══ RECORDED INFORMATION

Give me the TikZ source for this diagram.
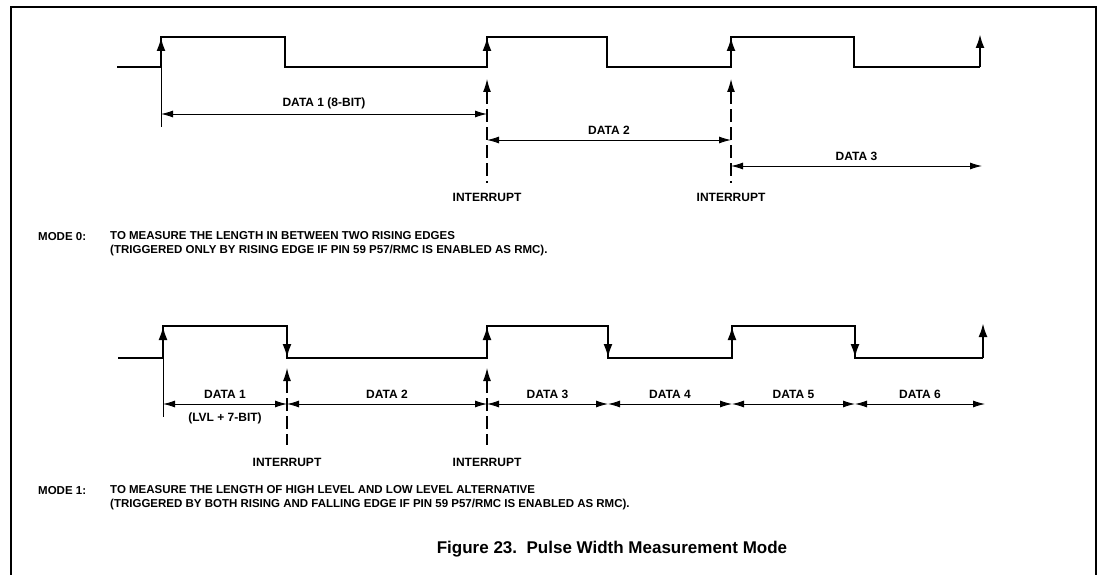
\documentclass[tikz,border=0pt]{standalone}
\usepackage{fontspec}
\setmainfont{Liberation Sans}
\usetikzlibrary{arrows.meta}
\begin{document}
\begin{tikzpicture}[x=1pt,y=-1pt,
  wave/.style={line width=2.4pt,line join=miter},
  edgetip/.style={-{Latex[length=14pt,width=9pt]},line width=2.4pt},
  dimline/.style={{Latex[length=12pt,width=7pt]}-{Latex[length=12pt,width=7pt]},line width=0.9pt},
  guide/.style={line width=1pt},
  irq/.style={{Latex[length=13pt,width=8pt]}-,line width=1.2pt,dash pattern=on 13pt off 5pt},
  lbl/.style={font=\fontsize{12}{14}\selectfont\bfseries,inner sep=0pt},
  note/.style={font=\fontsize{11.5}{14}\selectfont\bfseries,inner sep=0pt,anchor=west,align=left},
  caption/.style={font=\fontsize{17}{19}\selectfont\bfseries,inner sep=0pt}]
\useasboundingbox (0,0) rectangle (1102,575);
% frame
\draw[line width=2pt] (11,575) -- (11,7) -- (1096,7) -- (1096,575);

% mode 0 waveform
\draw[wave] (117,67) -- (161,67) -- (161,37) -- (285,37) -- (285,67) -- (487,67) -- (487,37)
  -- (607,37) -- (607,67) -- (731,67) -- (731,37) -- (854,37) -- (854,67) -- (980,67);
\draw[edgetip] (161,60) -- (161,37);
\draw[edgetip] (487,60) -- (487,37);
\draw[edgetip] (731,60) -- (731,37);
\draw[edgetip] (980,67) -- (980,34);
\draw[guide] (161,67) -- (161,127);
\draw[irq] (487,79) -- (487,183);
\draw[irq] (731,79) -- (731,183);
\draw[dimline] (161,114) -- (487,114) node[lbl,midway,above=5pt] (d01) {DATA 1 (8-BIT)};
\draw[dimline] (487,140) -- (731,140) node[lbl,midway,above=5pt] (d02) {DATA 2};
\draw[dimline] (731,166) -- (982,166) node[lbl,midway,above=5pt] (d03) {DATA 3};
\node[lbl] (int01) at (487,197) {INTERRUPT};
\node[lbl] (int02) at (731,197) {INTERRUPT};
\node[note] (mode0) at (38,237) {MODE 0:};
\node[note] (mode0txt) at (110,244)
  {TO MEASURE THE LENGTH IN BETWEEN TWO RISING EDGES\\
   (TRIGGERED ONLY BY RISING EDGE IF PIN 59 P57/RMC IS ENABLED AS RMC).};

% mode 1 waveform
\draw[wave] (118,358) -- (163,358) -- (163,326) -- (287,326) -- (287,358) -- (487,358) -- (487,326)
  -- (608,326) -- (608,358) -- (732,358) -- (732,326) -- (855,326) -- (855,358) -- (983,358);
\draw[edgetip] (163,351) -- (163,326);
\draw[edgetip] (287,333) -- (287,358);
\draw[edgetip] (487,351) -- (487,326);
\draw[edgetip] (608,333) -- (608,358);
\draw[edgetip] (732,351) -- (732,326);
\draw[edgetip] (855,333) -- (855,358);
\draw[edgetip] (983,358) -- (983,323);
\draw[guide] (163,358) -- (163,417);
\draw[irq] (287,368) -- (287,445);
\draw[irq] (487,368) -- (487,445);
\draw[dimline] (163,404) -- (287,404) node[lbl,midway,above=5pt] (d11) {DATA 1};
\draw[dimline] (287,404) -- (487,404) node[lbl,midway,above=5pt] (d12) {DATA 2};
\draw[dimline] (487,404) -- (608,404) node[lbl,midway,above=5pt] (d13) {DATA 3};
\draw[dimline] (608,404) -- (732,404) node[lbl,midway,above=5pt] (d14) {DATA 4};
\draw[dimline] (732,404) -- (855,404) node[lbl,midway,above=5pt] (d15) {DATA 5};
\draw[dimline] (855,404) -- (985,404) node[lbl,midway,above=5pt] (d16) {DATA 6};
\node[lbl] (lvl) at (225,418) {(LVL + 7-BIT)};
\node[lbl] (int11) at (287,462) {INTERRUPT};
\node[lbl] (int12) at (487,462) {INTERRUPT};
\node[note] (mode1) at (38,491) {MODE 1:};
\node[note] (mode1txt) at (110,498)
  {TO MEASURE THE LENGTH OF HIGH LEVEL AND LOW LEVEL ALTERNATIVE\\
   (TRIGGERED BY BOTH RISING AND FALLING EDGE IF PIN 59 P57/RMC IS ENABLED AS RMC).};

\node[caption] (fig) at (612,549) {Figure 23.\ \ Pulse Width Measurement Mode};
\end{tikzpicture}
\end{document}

════

■ **AIM OF THE TASK**: Produce an exact copy of each line of data, skipping embedded images.

■ **REPLY TO THE TASK**:
Give me the TikZ source for this diagram.
\documentclass[tikz,border=0pt]{standalone}
\usepackage{fontspec}
\setmainfont{Liberation Sans}
\usetikzlibrary{arrows.meta}
\begin{document}
\begin{tikzpicture}[x=1pt,y=-1pt,
  wave/.style={line width=2.4pt,line join=miter},
  edgetip/.style={-{Latex[length=14pt,width=9pt]},line width=2.4pt},
  dimline/.style={{Latex[length=12pt,width=7pt]}-{Latex[length=12pt,width=7pt]},line width=0.9pt},
  guide/.style={line width=1pt},
  irq/.style={{Latex[length=13pt,width=8pt]}-,line width=1.2pt,dash pattern=on 13pt off 5pt},
  lbl/.style={font=\fontsize{12}{14}\selectfont\bfseries,inner sep=0pt},
  note/.style={font=\fontsize{11.5}{14}\selectfont\bfseries,inner sep=0pt,anchor=west,align=left},
  caption/.style={font=\fontsize{17}{19}\selectfont\bfseries,inner sep=0pt}]
\useasboundingbox (0,0) rectangle (1102,575);
% frame
\draw[line width=2pt] (11,575) -- (11,7) -- (1096,7) -- (1096,575);

% mode 0 waveform
\draw[wave] (117,67) -- (161,67) -- (161,37) -- (285,37) -- (285,67) -- (487,67) -- (487,37)
  -- (607,37) -- (607,67) -- (731,67) -- (731,37) -- (854,37) -- (854,67) -- (980,67);
\draw[edgetip] (161,60) -- (161,37);
\draw[edgetip] (487,60) -- (487,37);
\draw[edgetip] (731,60) -- (731,37);
\draw[edgetip] (980,67) -- (980,34);
\draw[guide] (161,67) -- (161,127);
\draw[irq] (487,79) -- (487,183);
\draw[irq] (731,79) -- (731,183);
\draw[dimline] (161,114) -- (487,114) node[lbl,midway,above=5pt] (d01) {DATA 1 (8-BIT)};
\draw[dimline] (487,140) -- (731,140) node[lbl,midway,above=5pt] (d02) {DATA 2};
\draw[dimline] (731,166) -- (982,166) node[lbl,midway,above=5pt] (d03) {DATA 3};
\node[lbl] (int01) at (487,197) {INTERRUPT};
\node[lbl] (int02) at (731,197) {INTERRUPT};
\node[note] (mode0) at (38,237) {MODE 0:};
\node[note] (mode0txt) at (110,244)
  {TO MEASURE THE LENGTH IN BETWEEN TWO RISING EDGES\\
   (TRIGGERED ONLY BY RISING EDGE IF PIN 59 P57/RMC IS ENABLED AS RMC).};

% mode 1 waveform
\draw[wave] (118,358) -- (163,358) -- (163,326) -- (287,326) -- (287,358) -- (487,358) -- (487,326)
  -- (608,326) -- (608,358) -- (732,358) -- (732,326) -- (855,326) -- (855,358) -- (983,358);
\draw[edgetip] (163,351) -- (163,326);
\draw[edgetip] (287,333) -- (287,358);
\draw[edgetip] (487,351) -- (487,326);
\draw[edgetip] (608,333) -- (608,358);
\draw[edgetip] (732,351) -- (732,326);
\draw[edgetip] (855,333) -- (855,358);
\draw[edgetip] (983,358) -- (983,323);
\draw[guide] (163,358) -- (163,417);
\draw[irq] (287,368) -- (287,445);
\draw[irq] (487,368) -- (487,445);
\draw[dimline] (163,404) -- (287,404) node[lbl,midway,above=5pt] (d11) {DATA 1};
\draw[dimline] (287,404) -- (487,404) node[lbl,midway,above=5pt] (d12) {DATA 2};
\draw[dimline] (487,404) -- (608,404) node[lbl,midway,above=5pt] (d13) {DATA 3};
\draw[dimline] (608,404) -- (732,404) node[lbl,midway,above=5pt] (d14) {DATA 4};
\draw[dimline] (732,404) -- (855,404) node[lbl,midway,above=5pt] (d15) {DATA 5};
\draw[dimline] (855,404) -- (985,404) node[lbl,midway,above=5pt] (d16) {DATA 6};
\node[lbl] (lvl) at (225,418) {(LVL + 7-BIT)};
\node[lbl] (int11) at (287,462) {INTERRUPT};
\node[lbl] (int12) at (487,462) {INTERRUPT};
\node[note] (mode1) at (38,491) {MODE 1:};
\node[note] (mode1txt) at (110,498)
  {TO MEASURE THE LENGTH OF HIGH LEVEL AND LOW LEVEL ALTERNATIVE\\
   (TRIGGERED BY BOTH RISING AND FALLING EDGE IF PIN 59 P57/RMC IS ENABLED AS RMC).};

\node[caption] (fig) at (612,549) {Figure 23.\ \ Pulse Width Measurement Mode};
\end{tikzpicture}
\end{document}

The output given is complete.